Privacy-Preserving Federated ASR Adapter Aggregator
A minimal federated learning server that aggregates LoRA adapter updates from multiple edge clinic nodes without ever collecting raw audio, then redistributes an improved shared adapter.
Difficulty: 1-month | Stack: Python, PyTorch, PEFT, Flower (flwr), FastAPI, gRPC, Docker Compose, SQLite
Who this is for
A hospital network or telehealth platform running identical ASR devices at multiple sites — each site adapts to its own speakers, but all sites benefit from aggregated dialect knowledge without sharing patient audio.
Build steps
- Stand up a Flower federated learning server with a custom FedAvg strategy that aggregates only LoRA adapter weight deltas (not full model weights), keeping communication payload under 10 MB per round.
- Implement a Flower client that wraps the on-device Whisper + PEFT training loop from Project 1; each round it receives the global adapter, fine-tunes locally for N steps on its private audio buffer, then sends back the weight delta.
- Add differential privacy noise injection (Gaussian mechanism via Opacus) to the client’s gradient updates before transmission, with configurable ε budget so operators can tune the privacy-utility tradeoff.
- Build a FastAPI coordination layer that tracks client participation, enforces a minimum quorum (e.g., 3 of 5 nodes must contribute) before aggregation, and stores global adapter checkpoints with metadata (round, participating_sites, avg_WER).
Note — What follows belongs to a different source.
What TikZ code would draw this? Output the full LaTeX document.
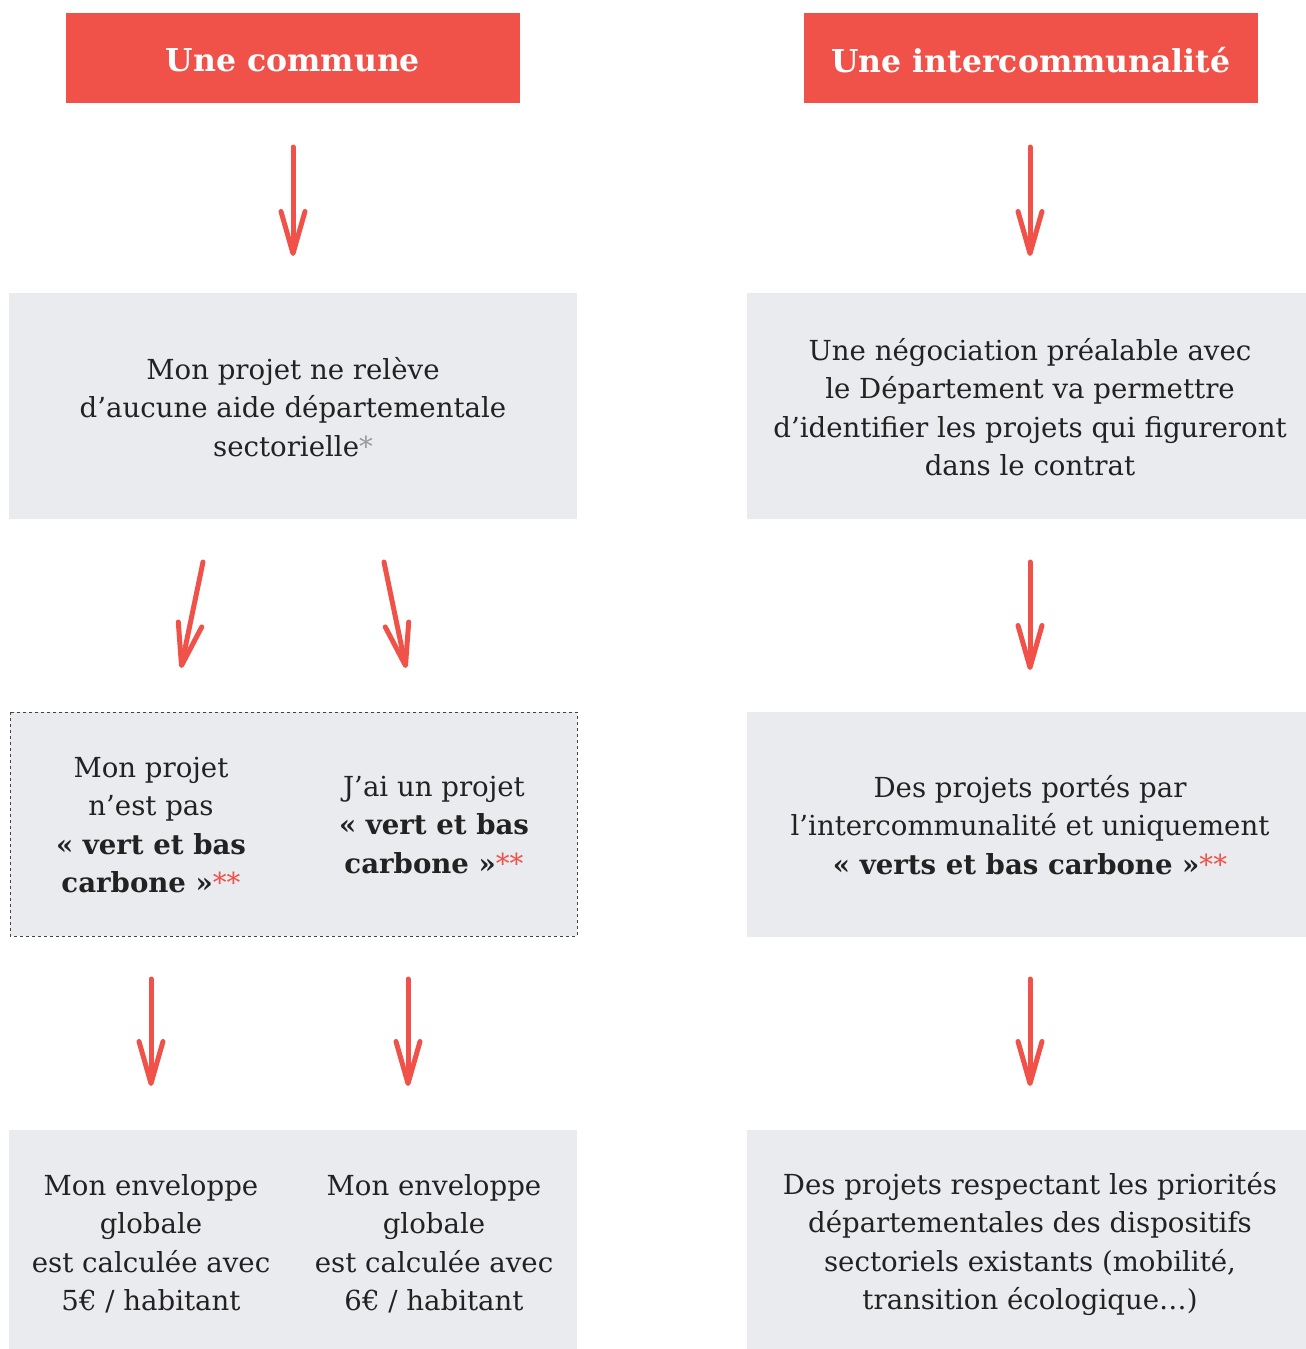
\documentclass[tikz,border=0pt]{standalone}
\usepackage{fontspec}
\setmainfont{DejaVu Serif}
\usetikzlibrary{arrows.meta}
\definecolor{rouge}{HTML}{F0524A}
\definecolor{gris}{HTML}{EAEBEE}
\definecolor{ast}{HTML}{9A9A9A}
\definecolor{txt}{HTML}{222222}
\tikzset{
  header/.style={fill=rouge, text=white, font=\fontsize{31.5}{40}\selectfont\bfseries, inner sep=0pt},
  panel/.style={fill=gris, inner sep=0pt},
  dashpanel/.style={fill=gris, draw=txt!85, dashed, line width=0.9pt, inner sep=0pt},
  body/.style={text=txt, align=center, font=\fontsize{27.6}{38.5}\selectfont, inner sep=0pt},
  handarrow/.style={draw=rouge, line width=5pt, line cap=round,
    -{Straight Barb[length=42pt,width=24pt,line cap=round,line join=round]}},
}
\begin{document}
\begin{tikzpicture}[x=1pt,y=-1pt]
\useasboundingbox (0,0) rectangle (1306,1349);
% headers
\path[fill=rouge] (66,13) rectangle (520,103);
\node[header] (h1) at (293,60) {Une commune};
\path[fill=rouge] (804,13) rectangle (1258,103);
\node[header] (h2) at (1031,60) {Une intercommunalité};
% panels
\path[panel] (9,293) rectangle (577,519);
\path[panel] (747,293) rectangle (1306,519);
\path[dashpanel] (10,712) rectangle (577,936);
\path[panel] (747,712) rectangle (1306,937);
\path[panel] (9,1130) rectangle (577,1349);
\path[panel] (747,1130) rectangle (1306,1349);
% texts
\node[body] (b1) at (293,407) {Mon projet ne relève\\d’aucune aide départementale\\sectorielle\textcolor{ast}{*}};
\node[body] (b2) at (1030,407) {Une négociation préalable avec\\le Département va permettre\\d’identifier les projets qui figureront\\dans le contrat};
\node[body] (c1) at (151,825) {Mon projet\\n’est pas\\\textbf{« vert et bas}\\\textbf{carbone »}\textcolor{rouge}{**}};
\node[body] (c2) at (434,825) {J’ai un projet\\\textbf{« vert et bas}\\\textbf{carbone »}\textcolor{rouge}{**}};
\node[body] (c3) at (1030,825) {Des projets portés par\\l’intercommunalité et uniquement\\\textbf{« verts et bas carbone »}\textcolor{rouge}{**}};
\node[body] (d1) at (151,1244) {Mon enveloppe\\globale\\est calculée avec\\5€ / habitant};
\node[body] (d2) at (434,1244) {Mon enveloppe\\globale\\est calculée avec\\6€ / habitant};
\node[body] (d3) at (1030,1244) {Des projets respectant les priorités\\départementales des dispositifs\\sectoriels existants (mobilité,\\transition écologique…)};
% arrow coordinates
\coordinate (a1s) at (293,147); \coordinate (a1e) at (293,256);
\coordinate (a2s) at (1030,147); \coordinate (a2e) at (1030,256);
\coordinate (a3s) at (203,562); \coordinate (a3e) at (181,668);
\coordinate (a4s) at (384,562); \coordinate (a4e) at (406,668);
\coordinate (a5s) at (1030,562); \coordinate (a5e) at (1030,670);
\coordinate (a6s) at (151,979); \coordinate (a6e) at (151,1086);
\coordinate (a7s) at (408,979); \coordinate (a7e) at (408,1086);
\coordinate (a8s) at (1030,979); \coordinate (a8e) at (1030,1086);
\foreach \i in {1,...,8}{\draw[handarrow] (a\i s) -- (a\i e);}
\end{tikzpicture}
\end{document}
- Create a Docker Compose setup with one server container and three simulated client containers each trained on different accent subsets of Mozilla Common Voice, so a developer can run the full federated cycle locally and measure WER improvement per round.
- Write an evaluation script that replays federation rounds and plots per-site WER over rounds, showing that the shared adapter outperforms both the base model and site-only adaptation after ~5 rounds.
Risks
- Differential privacy kills utility at small datasets: at clinically realistic dataset sizes (hundreds of utterances per site), adding ε<2 DP noise often prevents any meaningful WER improvement — you may need to demonstrate the tradeoff honestly rather than claiming a working system.
- Flower version instability: flwr’s API changes significantly between minor versions; pin your dependencies tightly and test client-server version mismatch explicitly or federation silently fails with cryptic gRPC errors.
- Simulated federation gap: Docker Compose clients on one machine share CPU cache and memory bandwidth, so RTF and timing results won’t transfer to real multi-device deployments — flag this clearly in your README so users don’t deploy based on simulated performance numbers.